**DIRECTIONS FOR THIS TASK:** Leaving the pictures aside, transcribe every line below exactly.

========================

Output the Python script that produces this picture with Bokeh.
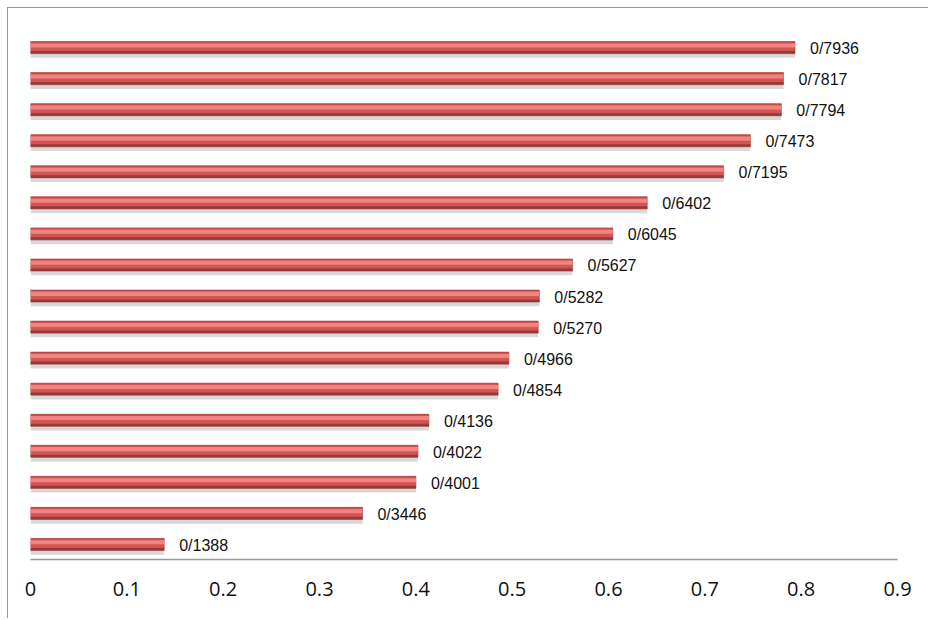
from bokeh.plotting import figure
from bokeh.models import ColumnDataSource, FixedTicker, Range1d
from bokeh.embed import file_html
from bokeh.resources import INLINE
from bokeh.core.properties import value

# Data (top to bottom as in the chart)
values = [0.7936, 0.7817, 0.7794, 0.7473, 0.7195, 0.6402, 0.6045, 0.5627,
          0.5282, 0.5270, 0.4966, 0.4854, 0.4136, 0.4022, 0.4001, 0.3446, 0.1388]
labels = ["0/7936", "0/7817", "0/7794", "0/7473", "0/7195", "0/6402", "0/6045", "0/5627",
          "0/5282", "0/5270", "0/4966", "0/4854", "0/4136", "0/4022", "0/4001", "0/3446", "0/1388"]
tick_values = [0, 0.1, 0.2, 0.3, 0.4, 0.5, 0.6, 0.7, 0.8, 0.9]
tick_labels = ["0", "0.1", "0.2", "0.3", "0.4", "0.5", "0.6", "0.7", "0.8", "0.9"]

n = len(values)
pos = [n - i for i in range(n)]  # top bar highest

src = ColumnDataSource(dict(
    x=values,
    y=pos,
    y_shadow=[p - 0.13 for p in pos],
    y_hi=[p + 0.07 for p in pos],
    y_lo=[p - 0.15 for p in pos],
    y_top=[p + 0.18 for p in pos],
    lab=labels,
))

p = figure(width=921, height=611, output_backend="svg", toolbar_location=None,
           x_range=Range1d(0, 0.9), y_range=Range1d(0.516, 18.26),
           min_border_left=22, min_border_right=32, min_border_top=0, min_border_bottom=60,
           styles={"margin-left": "7px", "margin-top": "7px",
                   "border-left": "1px solid #9a9a9a", "border-top": "1px solid #9a9a9a"})

p.background_fill_color = "white"
p.border_fill_color = "white"
p.outline_line_color = None
p.xgrid.visible = False
p.ygrid.visible = False
p.yaxis.visible = False

# shadow
p.hbar(y="y_shadow", right="x", left=0, height=0.4, source=src,
       fill_color="#c8c8c8", fill_alpha=0.7, line_color=None)
# main bar
p.hbar(y="y", right="x", left=0, height=0.39, source=src,
       fill_color="#d05654", line_color="#a84444", line_width=0.6)
# highlight band
p.hbar(y="y_hi", right="x", left=0, height=0.13, source=src,
       fill_color="#f38280", line_color=None)
# dark lower band
p.hbar(y="y_lo", right="x", left=0, height=0.08, source=src,
       fill_color="#8e3434", line_color=None, fill_alpha=0.85)
# thin top edge
p.hbar(y="y_top", right="x", left=0, height=0.03, source=src,
       fill_color="#b34a48", line_color=None)

# value labels
p.text(x="x", y="y", text="lab", source=src, x_offset=15, y_offset=1,
       text_font=value("Liberation Sans"), text_font_size="16px",
       text_color="#111111", text_baseline="middle", text_align="left")

ax = p.xaxis[0]
ax.ticker = FixedTicker(ticks=tick_values)
ax.major_label_overrides = {v: t for v, t in zip(tick_values, tick_labels)}
ax.axis_line_color = "#999999"
ax.axis_line_width = 1.5
ax.major_tick_line_color = None
ax.minor_tick_line_color = None
ax.major_label_standoff = 16
ax.major_label_text_font = "Open Sans"
ax.major_label_text_font_size = "20px"
ax.major_label_text_color = "#111111"

open("out.html", "w").write(file_html(p, INLINE))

========================

**RESPONSE BELOW:**
Output the Python script that produces this picture with Bokeh.
from bokeh.plotting import figure
from bokeh.models import ColumnDataSource, FixedTicker, Range1d
from bokeh.embed import file_html
from bokeh.resources import INLINE
from bokeh.core.properties import value

# Data (top to bottom as in the chart)
values = [0.7936, 0.7817, 0.7794, 0.7473, 0.7195, 0.6402, 0.6045, 0.5627,
          0.5282, 0.5270, 0.4966, 0.4854, 0.4136, 0.4022, 0.4001, 0.3446, 0.1388]
labels = ["0/7936", "0/7817", "0/7794", "0/7473", "0/7195", "0/6402", "0/6045", "0/5627",
          "0/5282", "0/5270", "0/4966", "0/4854", "0/4136", "0/4022", "0/4001", "0/3446", "0/1388"]
tick_values = [0, 0.1, 0.2, 0.3, 0.4, 0.5, 0.6, 0.7, 0.8, 0.9]
tick_labels = ["0", "0.1", "0.2", "0.3", "0.4", "0.5", "0.6", "0.7", "0.8", "0.9"]

n = len(values)
pos = [n - i for i in range(n)]  # top bar highest

src = ColumnDataSource(dict(
    x=values,
    y=pos,
    y_shadow=[p - 0.13 for p in pos],
    y_hi=[p + 0.07 for p in pos],
    y_lo=[p - 0.15 for p in pos],
    y_top=[p + 0.18 for p in pos],
    lab=labels,
))

p = figure(width=921, height=611, output_backend="svg", toolbar_location=None,
           x_range=Range1d(0, 0.9), y_range=Range1d(0.516, 18.26),
           min_border_left=22, min_border_right=32, min_border_top=0, min_border_bottom=60,
           styles={"margin-left": "7px", "margin-top": "7px",
                   "border-left": "1px solid #9a9a9a", "border-top": "1px solid #9a9a9a"})

p.background_fill_color = "white"
p.border_fill_color = "white"
p.outline_line_color = None
p.xgrid.visible = False
p.ygrid.visible = False
p.yaxis.visible = False

# shadow
p.hbar(y="y_shadow", right="x", left=0, height=0.4, source=src,
       fill_color="#c8c8c8", fill_alpha=0.7, line_color=None)
# main bar
p.hbar(y="y", right="x", left=0, height=0.39, source=src,
       fill_color="#d05654", line_color="#a84444", line_width=0.6)
# highlight band
p.hbar(y="y_hi", right="x", left=0, height=0.13, source=src,
       fill_color="#f38280", line_color=None)
# dark lower band
p.hbar(y="y_lo", right="x", left=0, height=0.08, source=src,
       fill_color="#8e3434", line_color=None, fill_alpha=0.85)
# thin top edge
p.hbar(y="y_top", right="x", left=0, height=0.03, source=src,
       fill_color="#b34a48", line_color=None)

# value labels
p.text(x="x", y="y", text="lab", source=src, x_offset=15, y_offset=1,
       text_font=value("Liberation Sans"), text_font_size="16px",
       text_color="#111111", text_baseline="middle", text_align="left")

ax = p.xaxis[0]
ax.ticker = FixedTicker(ticks=tick_values)
ax.major_label_overrides = {v: t for v, t in zip(tick_values, tick_labels)}
ax.axis_line_color = "#999999"
ax.axis_line_width = 1.5
ax.major_tick_line_color = None
ax.minor_tick_line_color = None
ax.major_label_standoff = 16
ax.major_label_text_font = "Open Sans"
ax.major_label_text_font_size = "20px"
ax.major_label_text_color = "#111111"

open("out.html", "w").write(file_html(p, INLINE))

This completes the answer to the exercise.